Let $\{(U_{\alpha},x_{\alpha})\}$ be an atlas of a regular surface $S\subset\mathbb{R}^3$. We will construct a differentiable mapping $N:S\to\mathbb{R}^3$ as its "unit normal vector bundle". Arbitrarily choose
$$
p=(y^1,y^2,y^3)\in x_{\alpha}(U_{\alpha})\subset\mathbb{R}^3
$$
and write
$$
x_{\alpha}^{-1}(p)=(x_{\alpha}^1,x_{\alpha}^2)\in U_{\alpha}\subset\mathbb{R}^2.
$$
Then a normal vector of $S$ at $p$ can be expressed as
$$
m=\left(
\frac{\partial(y^2,y^3)}{\partial(x_{\alpha}^1,x_{\alpha}^2)},
\frac{\partial(y^3,y^1)}{\partial(x_{\alpha}^1,x_{\alpha}^2)},
\frac{\partial(y^1,y^2)}{\partial(x_{\alpha}^1,x_{\alpha}^2)}
\right),
$$
which follows that $n:=m/|m|$ is a unit normal vector of $S$ at $p$. Define $N(p)=n$. Clearly $N:S\to\mathbb{R}^3$ is differentiable in each $U_{\alpha}$. We only need to testify that it is well-defined.

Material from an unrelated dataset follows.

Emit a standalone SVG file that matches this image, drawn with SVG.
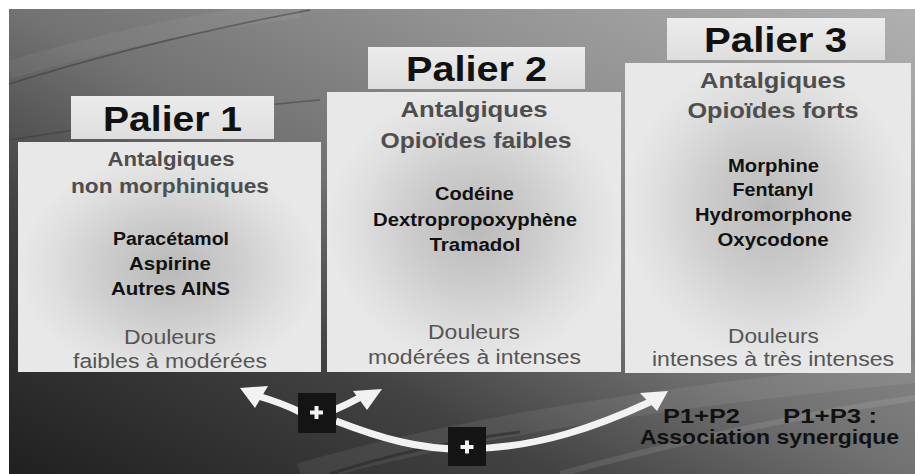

Let $q\in x_{\alpha}(U_{\alpha})\cap x_{\beta}(U_{\beta})$. Through direct computations, we have
$$
\left(
\frac{\partial(y^2,y^3)}{\partial(x_{\beta}^1,x_{\beta}^2)},
\frac{\partial(y^3,y^1)}{\partial(x_{\beta}^1,x_{\beta}^2)},
\frac{\partial(y^1,y^2)}{\partial(x_{\beta}^1,x_{\beta}^2)}
\right)=
\det(x_{\alpha}^{-1}x_{\beta})
\left(
\frac{\partial(y^2,y^3)}{\partial(x_{\alpha}^1,x_{\alpha}^2)},
\frac{\partial(y^3,y^1)}{\partial(x_{\alpha}^1,x_{\alpha}^2)},
\frac{\partial(y^1,y^2)}{\partial(x_{\alpha}^1,x_{\alpha}^2)}
\right).
$$
Hence $N:S\to\mathbb{R}^3$ is globally differentiable if and only if $S$ is orientable.